I think of the preparation work as especially appropriate for Holy Week. During these days in which we observe the suffering and death of Jesus Christ, our church has been working on behalf of a family which has suffered much in the preceding years. We know very little about this family, except that they are from Afghanistan, have five children — four boys from the age of 13 to 6, and a two—year old daughter. We also know that the father had worked alongside US Special Ops forces, and for that reason, his identity must be kept secret as much as possible. We don’t know yet what they have experienced over the past seventeen years — since the US began military operations in Afghanistan — but we can safely assume that things became untenable for them to stay.
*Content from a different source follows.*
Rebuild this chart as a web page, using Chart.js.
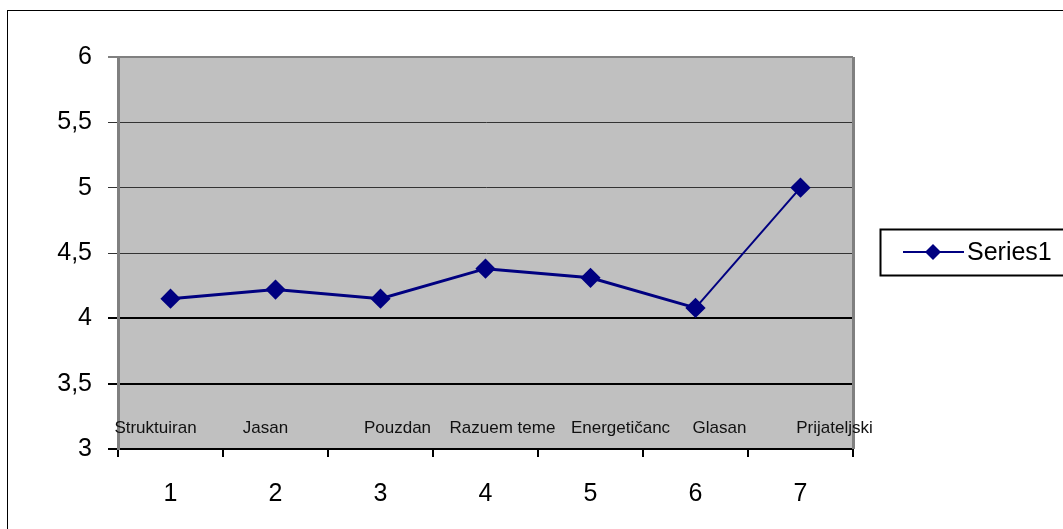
<!DOCTYPE html>
<html>
<head>
<meta charset="utf-8">
<script src="https://cdn.jsdelivr.net/npm/chart.js@4/dist/chart.umd.min.js"></script>
<style>
html,body{margin:0;padding:0;background:#fff;}
#wrap{width:1063px;height:529px;position:relative;}
</style>
</head>
<body>
<div id="wrap"><canvas id="c" width="1063" height="529"></canvas></div>
<script>
const categories = ['1', '2', '3', '4', '5', '6', '7'];
const innerLabels = ['Struktuiran', 'Jasan', 'Pouzdan', 'Razuem teme', 'Energetičanc', 'Glasan', 'Prijateljski'];
const series1 = [4.15, 4.22, 4.15, 4.38, 4.31, 4.08, 5.0];
const seriesName = 'Series1';
const yMin = 3, yMax = 6, yStep = 0.5;

const FONT = '"Liberation Sans", Arial, sans-serif';
const NAVY = '#000080';
const LABEL_NUDGE = [-15, -10, 17, 17, 30, 24, 34];

const decor = {
  id: 'decor',
  beforeDraw(chart) {
    const {ctx, chartArea: a} = chart;
    ctx.save();
    ctx.fillStyle = '#fff';
    ctx.fillRect(0, 0, chart.width, chart.height);
    ctx.fillStyle = '#C0C0C0';
    ctx.fillRect(a.left, a.top, a.right - a.left, a.bottom - a.top);
    ctx.strokeStyle = '#000';
    ctx.lineWidth = 1;
    ctx.strokeRect(7.5, 10.5, 1200, 700);
    ctx.restore();
  },
  afterDatasetsDraw(chart) {
    const {ctx, chartArea: a} = chart;
    const xs = chart.scales.x;
    ctx.save();
    ctx.strokeStyle = '#808080';
    ctx.lineWidth = 3;
    ctx.beginPath();
    ctx.moveTo(a.right + 0.5, a.top);
    ctx.lineTo(a.right + 0.5, a.bottom);
    ctx.stroke();
    ctx.fillStyle = '#111';
    ctx.font = '17px ' + FONT;
    ctx.textAlign = 'center';
    ctx.textBaseline = 'middle';
    innerLabels.forEach((t, i) => {
      const x = xs.getPixelForValue(i) + LABEL_NUDGE[i];
      ctx.fillText(t, x, a.bottom - 21);
    });
    const lx = 880, ly = 229;
    ctx.strokeStyle = '#000';
    ctx.lineWidth = 2;
    ctx.strokeRect(lx + 0.5, ly + 0.5, 300, 46);
    const my = ly + 23;
    ctx.strokeStyle = NAVY;
    ctx.lineWidth = 2;
    ctx.beginPath();
    ctx.moveTo(903, my);
    ctx.lineTo(964, my);
    ctx.stroke();
    ctx.fillStyle = NAVY;
    ctx.beginPath();
    ctx.moveTo(933, my - 8);
    ctx.lineTo(941, my);
    ctx.lineTo(933, my + 8);
    ctx.lineTo(925, my);
    ctx.closePath();
    ctx.fill();
    ctx.fillStyle = '#000';
    ctx.font = '25px ' + FONT;
    ctx.textAlign = 'left';
    ctx.fillText(chart.data.datasets[0].label, 967, my + 1);
    ctx.restore();
  }
};

new Chart(document.getElementById('c'), {
  type: 'line',
  data: {
    labels: categories,
    datasets: [{
      label: seriesName,
      data: series1,
      borderColor: NAVY,
      backgroundColor: NAVY,
      borderWidth: 3,
      pointStyle: 'rectRot',
      pointRadius: 8,
      pointHoverRadius: 8,
      pointBackgroundColor: NAVY,
      pointBorderColor: NAVY,
      tension: 0,
      segment: {
        borderWidth: c => c.p1DataIndex === 6 ? 2 : 3
      }
    }]
  },
  options: {
    responsive: false,
    animation: false,
    devicePixelRatio: 1,
    layout: {padding: {top: 57, right: 210, bottom: 0, left: 0}},
    plugins: {legend: {display: false}, tooltip: {enabled: false}},
    scales: {
      x: {
        type: 'category',
        offset: true,
        afterFit: s => { s.height = 80; },
        grid: {
          offset: true,
          drawOnChartArea: false,
          drawTicks: true,
          tickLength: 8,
          color: '#000',
          lineWidth: 2
        },
        border: {display: true, color: '#000', width: 2},
        ticks: {color: '#000', font: {size: 25, family: FONT}, padding: 22}
      },
      y: {
        min: yMin,
        max: yMax,
        afterFit: s => { s.width = 118; },
        ticks: {
          stepSize: yStep,
          color: '#000',
          padding: 16,
          font: {size: 25, family: FONT},
          callback: v => String(v).replace('.', ',')
        },
        grid: {
          tickLength: 10,
          color: c => {
            const v = c.tick ? c.tick.value : null;
            if (v === 6) return '#808080';
            if (v === 4 || v === 3.5 || v === 3) return '#000';
            return '#333';
          },
          lineWidth: c => {
            const v = c.tick ? c.tick.value : null;
            if (v === 4 || v === 3.5 || v === 3 || v === 6) return 2;
            return 1;
          }
        },
        border: {display: true, color: '#808080', width: 3}
      }
    }
  },
  plugins: [decor]
});
</script>
</body>
</html>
And even though we can also safely assume that they are Muslims, I would like to suggest that their arrival in the US is a kind of Easter moment for them. They are about to experience a sort of mini-resurrection, a chance for them to start again. Here in Dallas they will be able to enroll all their children in school, find meaningful employment, and begin to dream of the future.

That’s what Easter is about, isn’t it? In the resurrection of Jesus, we have the perfect symbol and guarantee of the possibility of new life. What our refugee family from Afghanistan is experiencing right now, is something that you and I can experience as well right now.

New life, setting aside the past, repentance, leaving behind old ways of being and thinking — all of this is possible because Jesus has broken the power of death and sin. We don’t have to remain mired in the muck of the world’s dysfunction. We are renewed and empowered by the Holy Spirit to be “resettled” into a new place, a safe space that we recognize as home.

Come home to Jesus this Easter. Come home to yourself.